--- Start ---

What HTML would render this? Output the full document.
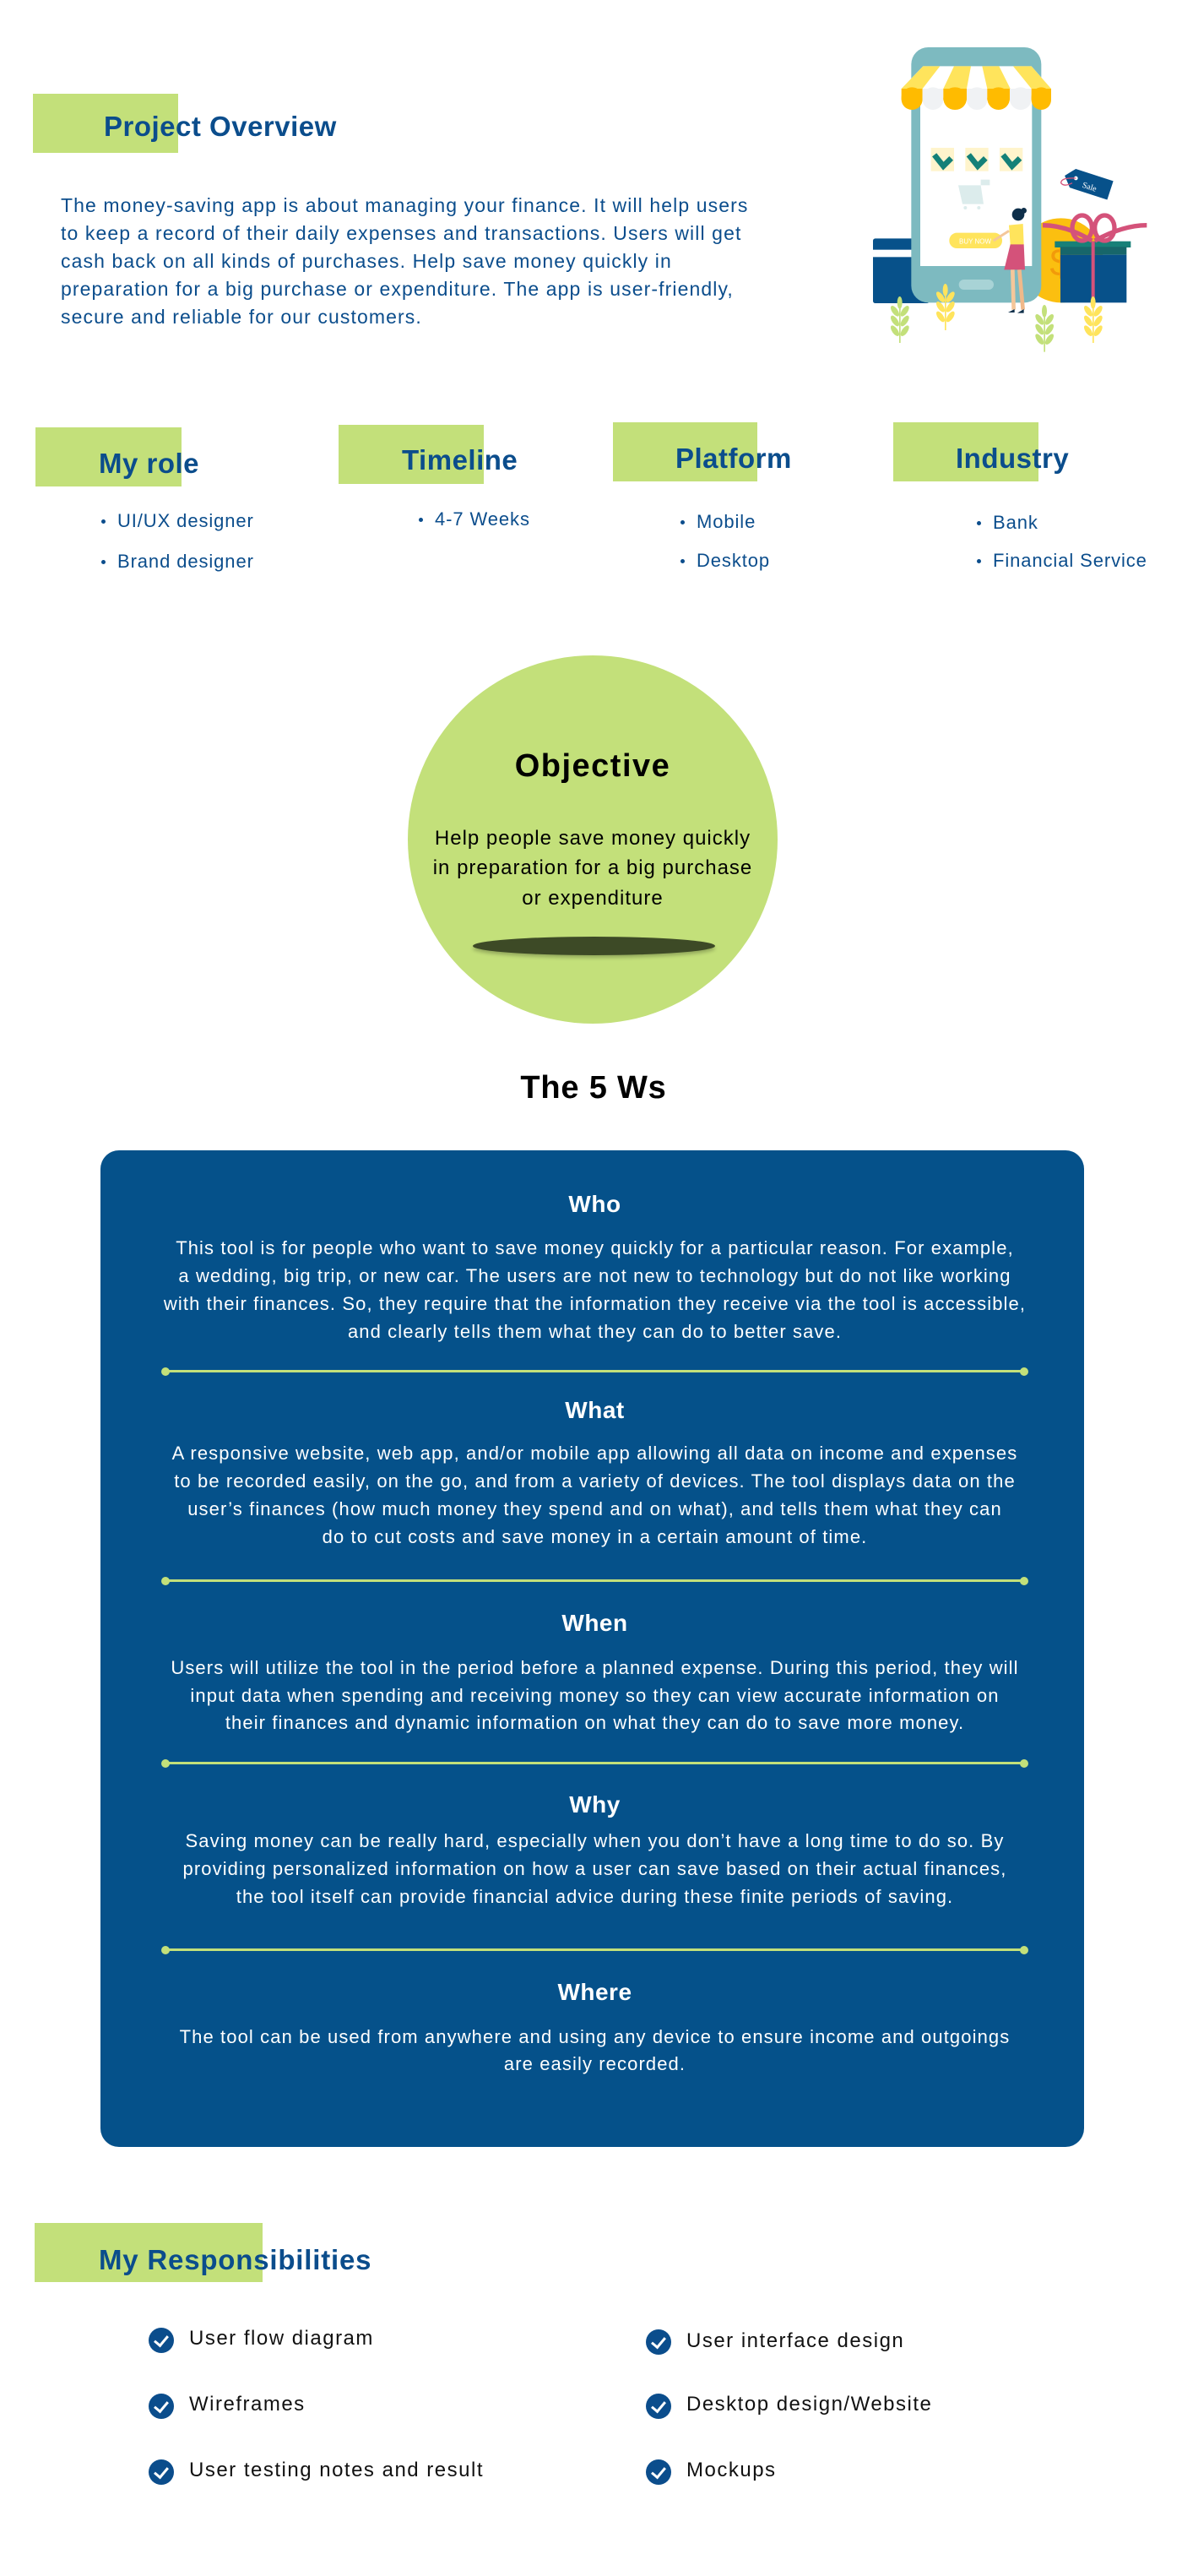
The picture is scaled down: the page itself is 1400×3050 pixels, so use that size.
<!DOCTYPE html>
<html><head><meta charset="utf-8"><style>
*{margin:0;padding:0;box-sizing:border-box}
html,body{width:1400px;height:3050px;background:#fff;overflow:hidden}
body{position:relative;font-family:"Liberation Sans",sans-serif}
.a{position:absolute;white-space:nowrap}
.g{position:absolute;background:#c3e07a}
.h{position:absolute;white-space:nowrap;color:#0b4d8c;font-weight:bold;font-size:33px;line-height:32px;letter-spacing:0.5px}
.p{position:absolute;left:72px;color:#0b4d8c;font-size:23px;letter-spacing:1.1px;line-height:24px;white-space:nowrap}
.b{position:absolute;color:#0b4d8c;font-size:22px;letter-spacing:0.9px;line-height:22px;white-space:nowrap}
.dot{position:absolute;width:5px;height:5px;border-radius:50%;background:#0b4d8c}
.c{position:absolute;left:119px;width:1171px;text-align:center;color:#fff;white-space:nowrap}
.wh{font-weight:bold;font-size:28px;line-height:30px;letter-spacing:0.5px}
.wt{font-size:22px;letter-spacing:1.1px;line-height:22px}
.div{position:absolute;left:196px;width:1017px;height:3px;background:#c3e07a}
.div:before,.div:after{content:"";position:absolute;top:-3.5px;width:10px;height:10px;border-radius:50%;background:#c3e07a}
.div:before{left:-5px}.div:after{right:-5px}
.ck{position:absolute;width:30px;height:30px;border-radius:50%;background:#0b4d8c}
.ck:after{content:"";position:absolute;left:10px;top:6px;width:7px;height:13px;border-right:3px solid #fff;border-bottom:3px solid #fff;transform:rotate(40deg)}
.r{position:absolute;font-size:24px;line-height:24px;color:#111;white-space:nowrap;letter-spacing:1.5px}
</style></head><body>

<div class="g" style="left:39px;top:111px;width:172px;height:70px"></div>
<div class="h" style="left:123px;top:134px">Project Overview</div>

<div class="p" style="top:231px">The money-saving app is about managing your finance. It will help users</div>
<div class="p" style="top:264px">to keep a record of their daily expenses and transactions. Users will get</div>
<div class="p" style="top:297px">cash back on all kinds of purchases. Help save money quickly in</div>
<div class="p" style="top:330px">preparation for a big purchase or expenditure. The app is user-friendly,</div>
<div class="p" style="top:363px">secure and reliable for our customers.</div>

<svg style="position:absolute;left:1030px;top:50px" width="350" height="370" viewBox="0 0 1050 1110">
<rect x="12" y="697" width="200" height="230" rx="8" fill="#07518a"/>
<rect x="12" y="737" width="200" height="26" fill="#fff"/>
<circle cx="680" cy="775" r="150" fill="#fbbf10"/>
<text x="640" y="830" font-size="140" fill="#f29a0a" font-family="Liberation Sans">$</text>
<rect x="148" y="18" width="462" height="907" rx="60" fill="#7dbac0"/>
<rect x="180" y="150" width="397" height="645" fill="#fff"/>
<rect x="317" y="843" width="124" height="36" rx="18" fill="#a8d3d6"/>
<polygon points="190,85 575,85 645,165 113,165" fill="#fff"/>
<polygon points="190,85 250,85 188,165 113,165" fill="#ffe45c"/>
<polygon points="300,85 360,85 345,165 262,165" fill="#ffe45c"/>
<polygon points="400,85 460,85 500,165 418,165" fill="#ffe45c"/>
<polygon points="510,85 575,85 645,165 575,165" fill="#ffe45c"/>
<g>
<rect x="113" y="160" width="75" height="80" rx="37" fill="#ffbb00"/><rect x="113" y="165" width="75" height="40" fill="#ffbb00"/>
<rect x="188" y="160" width="74" height="80" rx="37" fill="#f0f2f4"/><rect x="188" y="165" width="74" height="40" fill="#f0f2f4"/>
<rect x="262" y="160" width="83" height="80" rx="40" fill="#ffbb00"/><rect x="262" y="165" width="83" height="40" fill="#ffbb00"/>
<rect x="345" y="160" width="73" height="80" rx="36" fill="#f0f2f4"/><rect x="345" y="165" width="73" height="40" fill="#f0f2f4"/>
<rect x="418" y="160" width="80" height="80" rx="40" fill="#ffbb00"/><rect x="418" y="165" width="80" height="40" fill="#ffbb00"/>
<rect x="498" y="160" width="77" height="80" rx="38" fill="#f0f2f4"/><rect x="498" y="165" width="77" height="40" fill="#f0f2f4"/>
<rect x="575" y="160" width="70" height="80" rx="35" fill="#ffbb00"/><rect x="575" y="165" width="70" height="40" fill="#ffbb00"/>
</g>
<rect x="218" y="375" width="82" height="83" fill="#fff4cc"/>
<rect x="340" y="375" width="82" height="83" fill="#fff4cc"/>
<rect x="462" y="375" width="82" height="83" fill="#fff4cc"/>
<polyline points="230,400 262,440 290,412" fill="none" stroke="#148078" stroke-width="20"/>
<polyline points="352,400 384,440 412,412" fill="none" stroke="#148078" stroke-width="20"/>
<polyline points="474,400 506,440 534,412" fill="none" stroke="#148078" stroke-width="20"/>
<polygon points="315,508 395,508 405,575 330,575" fill="#dcecec"/>
<rect x="395" y="488" width="32" height="20" fill="#dcecec"/>
<circle cx="340" cy="588" r="6" fill="#dcecec"/><circle cx="388" cy="588" r="6" fill="#dcecec"/>
<rect x="283" y="677" width="188" height="55" rx="27" fill="#ffe45c"/>
<text x="318" y="715" font-size="24" fill="#fff" font-family="Liberation Sans">BUY NOW</text>
<circle cx="528" cy="612" r="22" fill="#0e2f4a"/>
<circle cx="548" cy="598" r="10" fill="#0e2f4a"/>
<path d="M495 650 L545 645 L548 720 L500 720 Z" fill="#ffe45c"/>
<line x1="495" y1="670" x2="440" y2="705" stroke="#f4c79a" stroke-width="9"/>
<path d="M500 718 L548 718 L552 808 L478 808 Z" fill="#d4527a"/>
<line x1="508" y1="808" x2="512" y2="950" stroke="#f4c79a" stroke-width="14"/>
<line x1="532" y1="808" x2="545" y2="950" stroke="#f0b98a" stroke-width="14"/>
<path d="M492 960 L515 948 L515 960 Z M525 962 L548 948 L548 962 Z" fill="#0e2f4a"/>
<rect x="658" y="707" width="270" height="22" fill="#178078"/>
<rect x="678" y="727" width="235" height="28" fill="#17666a"/>
<rect x="678" y="755" width="235" height="170" fill="#07518a"/>
<rect x="788" y="707" width="12" height="218" fill="#d4527a"/>
<ellipse cx="755" cy="660" rx="35" ry="45" fill="none" stroke="#d4527a" stroke-width="16"/>
<ellipse cx="835" cy="660" rx="35" ry="45" fill="none" stroke="#d4527a" stroke-width="16"/>
<path d="M800 705 Q900 650 985 650" fill="none" stroke="#d4527a" stroke-width="16"/>
<path d="M790 705 Q700 650 615 650" fill="none" stroke="#d4527a" stroke-width="16"/>
<g transform="rotate(18 790 500)"><path d="M720 470 L860 470 L860 540 L720 540 L690 505 Z" fill="#07518a"/>
<text x="760" y="525" font-size="30" fill="#fff" font-family="Liberation Serif">Sale</text></g>
<circle cx="733" cy="483" r="7" fill="#fff"/>
<path d="M733 483 Q680 480 680 500 Q690 515 720 500" fill="none" stroke="#d4527a" stroke-width="4"/>
<g fill="#c3e07a"><rect x="105" y="910" width="5" height="158"/>
<ellipse cx="90" cy="955" rx="10" ry="22" transform="rotate(-35 90 955)"/><ellipse cx="125" cy="955" rx="10" ry="22" transform="rotate(35 125 955)"/>
<ellipse cx="90" cy="990" rx="10" ry="22" transform="rotate(-35 90 990)"/><ellipse cx="125" cy="990" rx="10" ry="22" transform="rotate(35 125 990)"/>
<ellipse cx="90" cy="1025" rx="10" ry="22" transform="rotate(-35 90 1025)"/><ellipse cx="125" cy="1025" rx="10" ry="22" transform="rotate(35 125 1025)"/>
<ellipse cx="107" cy="925" rx="9" ry="22"/>
<rect x="619" y="940" width="5" height="160"/>
<ellipse cx="604" cy="985" rx="10" ry="22" transform="rotate(-35 604 985)"/><ellipse cx="639" cy="985" rx="10" ry="22" transform="rotate(35 639 985)"/>
<ellipse cx="604" cy="1020" rx="10" ry="22" transform="rotate(-35 604 1020)"/><ellipse cx="639" cy="1020" rx="10" ry="22" transform="rotate(35 639 1020)"/>
<ellipse cx="604" cy="1055" rx="10" ry="22" transform="rotate(-35 604 1055)"/><ellipse cx="639" cy="1055" rx="10" ry="22" transform="rotate(35 639 1055)"/>
<ellipse cx="621" cy="955" rx="9" ry="22"/></g>
<g fill="#ffe45c"><rect x="267" y="865" width="5" height="158"/>
<ellipse cx="252" cy="905" rx="10" ry="22" transform="rotate(-35 252 905)"/><ellipse cx="287" cy="905" rx="10" ry="22" transform="rotate(35 287 905)"/>
<ellipse cx="252" cy="940" rx="10" ry="22" transform="rotate(-35 252 940)"/><ellipse cx="287" cy="940" rx="10" ry="22" transform="rotate(35 287 940)"/>
<ellipse cx="252" cy="975" rx="10" ry="22" transform="rotate(-35 252 975)"/><ellipse cx="287" cy="975" rx="10" ry="22" transform="rotate(35 287 975)"/>
<ellipse cx="269" cy="880" rx="9" ry="22"/>
<rect x="792" y="910" width="5" height="158"/>
<ellipse cx="777" cy="955" rx="10" ry="22" transform="rotate(-35 777 955)"/><ellipse cx="812" cy="955" rx="10" ry="22" transform="rotate(35 812 955)"/>
<ellipse cx="777" cy="990" rx="10" ry="22" transform="rotate(-35 777 990)"/><ellipse cx="812" cy="990" rx="10" ry="22" transform="rotate(35 812 990)"/>
<ellipse cx="777" cy="1025" rx="10" ry="22" transform="rotate(-35 777 1025)"/><ellipse cx="812" cy="1025" rx="10" ry="22" transform="rotate(35 812 1025)"/>
<ellipse cx="794" cy="925" rx="9" ry="22"/></g>
</svg>

<div class="g" style="left:42px;top:506px;width:173px;height:70px"></div>
<div class="h" style="left:117px;top:533px">My role</div>
<div class="g" style="left:401px;top:503px;width:172px;height:70px"></div>
<div class="h" style="left:476px;top:529px">Timeline</div>
<div class="g" style="left:726px;top:500px;width:171px;height:70px"></div>
<div class="h" style="left:800px;top:527px">Platform</div>
<div class="g" style="left:1058px;top:500px;width:172px;height:70px"></div>
<div class="h" style="left:1132px;top:527px">Industry</div>

<div class="dot" style="left:120px;top:615px"></div><div class="b" style="left:139px;top:606px">UI/UX designer</div>
<div class="dot" style="left:120px;top:663px"></div><div class="b" style="left:139px;top:654px">Brand designer</div>
<div class="dot" style="left:496px;top:613px"></div><div class="b" style="left:515px;top:604px">4-7 Weeks</div>
<div class="dot" style="left:806px;top:616px"></div><div class="b" style="left:825px;top:607px">Mobile</div>
<div class="dot" style="left:806px;top:662px"></div><div class="b" style="left:825px;top:653px">Desktop</div>
<div class="dot" style="left:1157px;top:617px"></div><div class="b" style="left:1176px;top:608px">Bank</div>
<div class="dot" style="left:1157px;top:662px"></div><div class="b" style="left:1176px;top:653px">Financial Service</div>

<div style="position:absolute;left:483px;top:776px;width:438px;height:436px;border-radius:50%;background:#c3e07a"></div>
<div class="a" style="left:482px;width:440px;text-align:center;top:886px;font-size:38px;line-height:42px;font-weight:bold;color:#000;letter-spacing:1.5px">Objective</div>
<div class="a" style="left:482px;width:440px;text-align:center;top:981px;font-size:24px;line-height:24px;color:#000;letter-spacing:1px">Help people save money quickly</div>
<div class="a" style="left:482px;width:440px;text-align:center;top:1016px;font-size:24px;line-height:24px;color:#000;letter-spacing:1px">in preparation for a big purchase</div>
<div class="a" style="left:482px;width:440px;text-align:center;top:1052px;font-size:24px;line-height:24px;color:#000;letter-spacing:1px">or expenditure</div>
<div style="position:absolute;left:560px;top:1109px;width:287px;height:22px;border-radius:50%;background:#3d4a26;box-shadow:0 3px 4px rgba(0,0,0,0.25)"></div>

<div class="a" style="left:0;width:1406px;text-align:center;top:1267px;font-size:38px;line-height:42px;font-weight:bold;color:#000;letter-spacing:0.8px">The 5 Ws</div>

<div style="position:absolute;left:119px;top:1362px;width:1165px;height:1180px;border-radius:22px;background:#05518a"></div>

<div class="c wh" style="top:1411px">Who</div>
<div class="c wt" style="top:1467px">This tool is for people who want to save money quickly for a particular reason. For example,</div>
<div class="c wt" style="top:1500px">a wedding, big trip, or new car. The users are not new to technology but do not like working</div>
<div class="c wt" style="top:1533px">with their finances. So, they require that the information they receive via the tool is accessible,</div>
<div class="c wt" style="top:1566px">and clearly tells them what they can do to better save.</div>
<div class="div" style="top:1622px"></div>

<div class="c wh" style="top:1655px">What</div>
<div class="c wt" style="top:1710px">A responsive website, web app, and/or mobile app allowing all data on income and expenses</div>
<div class="c wt" style="top:1743px">to be recorded easily, on the go, and from a variety of devices. The tool displays data on the</div>
<div class="c wt" style="top:1776px">user’s finances (how much money they spend and on what), and tells them what they can</div>
<div class="c wt" style="top:1809px">do to cut costs and save money in a certain amount of time.</div>
<div class="div" style="top:1870px"></div>

<div class="c wh" style="top:1907px">When</div>
<div class="c wt" style="top:1964px">Users will utilize the tool in the period before a planned expense. During this period, they will</div>
<div class="c wt" style="top:1997px">input data when spending and receiving money so they can view accurate information on</div>
<div class="c wt" style="top:2029px">their finances and dynamic information on what they can do to save more money.</div>
<div class="div" style="top:2086px"></div>

<div class="c wh" style="top:2122px">Why</div>
<div class="c wt" style="top:2169px">Saving money can be really hard, especially when you don’t have a long time to do so. By</div>
<div class="c wt" style="top:2202px">providing personalized information on how a user can save based on their actual finances,</div>
<div class="c wt" style="top:2235px">the tool itself can provide financial advice during these finite periods of saving.</div>
<div class="div" style="top:2307px"></div>

<div class="c wh" style="top:2344px">Where</div>
<div class="c wt" style="top:2401px">The tool can be used from anywhere and using any device to ensure income and outgoings</div>
<div class="c wt" style="top:2433px">are easily recorded.</div>

<div class="g" style="left:41px;top:2632px;width:270px;height:70px"></div>
<div class="h" style="left:117px;top:2660px;letter-spacing:0.8px">My Responsibilities</div>

<div class="ck" style="left:176px;top:2756px"></div><div class="r" style="left:224px;top:2757px">User flow diagram</div>
<div class="ck" style="left:765px;top:2758px"></div><div class="r" style="left:813px;top:2760px">User interface design</div>
<div class="ck" style="left:176px;top:2834px"></div><div class="r" style="left:224px;top:2835px">Wireframes</div>
<div class="ck" style="left:765px;top:2834px"></div><div class="r" style="left:813px;top:2835px">Desktop design/Website</div>
<div class="ck" style="left:176px;top:2912px"></div><div class="r" style="left:224px;top:2913px">User testing notes and result</div>
<div class="ck" style="left:765px;top:2912px"></div><div class="r" style="left:813px;top:2913px">Mockups</div>

</body></html>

--- End ---

What this task involves »
Restate, line by line and word for word, everything from the top of the material through the line that contains "</style></head><body>". Leave pictures out.

Complete output »
What HTML would render this? Output the full document.
The picture is scaled down: the page itself is 1400×3050 pixels, so use that size.
<!DOCTYPE html>
<html><head><meta charset="utf-8"><style>
*{margin:0;padding:0;box-sizing:border-box}
html,body{width:1400px;height:3050px;background:#fff;overflow:hidden}
body{position:relative;font-family:"Liberation Sans",sans-serif}
.a{position:absolute;white-space:nowrap}
.g{position:absolute;background:#c3e07a}
.h{position:absolute;white-space:nowrap;color:#0b4d8c;font-weight:bold;font-size:33px;line-height:32px;letter-spacing:0.5px}
.p{position:absolute;left:72px;color:#0b4d8c;font-size:23px;letter-spacing:1.1px;line-height:24px;white-space:nowrap}
.b{position:absolute;color:#0b4d8c;font-size:22px;letter-spacing:0.9px;line-height:22px;white-space:nowrap}
.dot{position:absolute;width:5px;height:5px;border-radius:50%;background:#0b4d8c}
.c{position:absolute;left:119px;width:1171px;text-align:center;color:#fff;white-space:nowrap}
.wh{font-weight:bold;font-size:28px;line-height:30px;letter-spacing:0.5px}
.wt{font-size:22px;letter-spacing:1.1px;line-height:22px}
.div{position:absolute;left:196px;width:1017px;height:3px;background:#c3e07a}
.div:before,.div:after{content:"";position:absolute;top:-3.5px;width:10px;height:10px;border-radius:50%;background:#c3e07a}
.div:before{left:-5px}.div:after{right:-5px}
.ck{position:absolute;width:30px;height:30px;border-radius:50%;background:#0b4d8c}
.ck:after{content:"";position:absolute;left:10px;top:6px;width:7px;height:13px;border-right:3px solid #fff;border-bottom:3px solid #fff;transform:rotate(40deg)}
.r{position:absolute;font-size:24px;line-height:24px;color:#111;white-space:nowrap;letter-spacing:1.5px}
</style></head><body>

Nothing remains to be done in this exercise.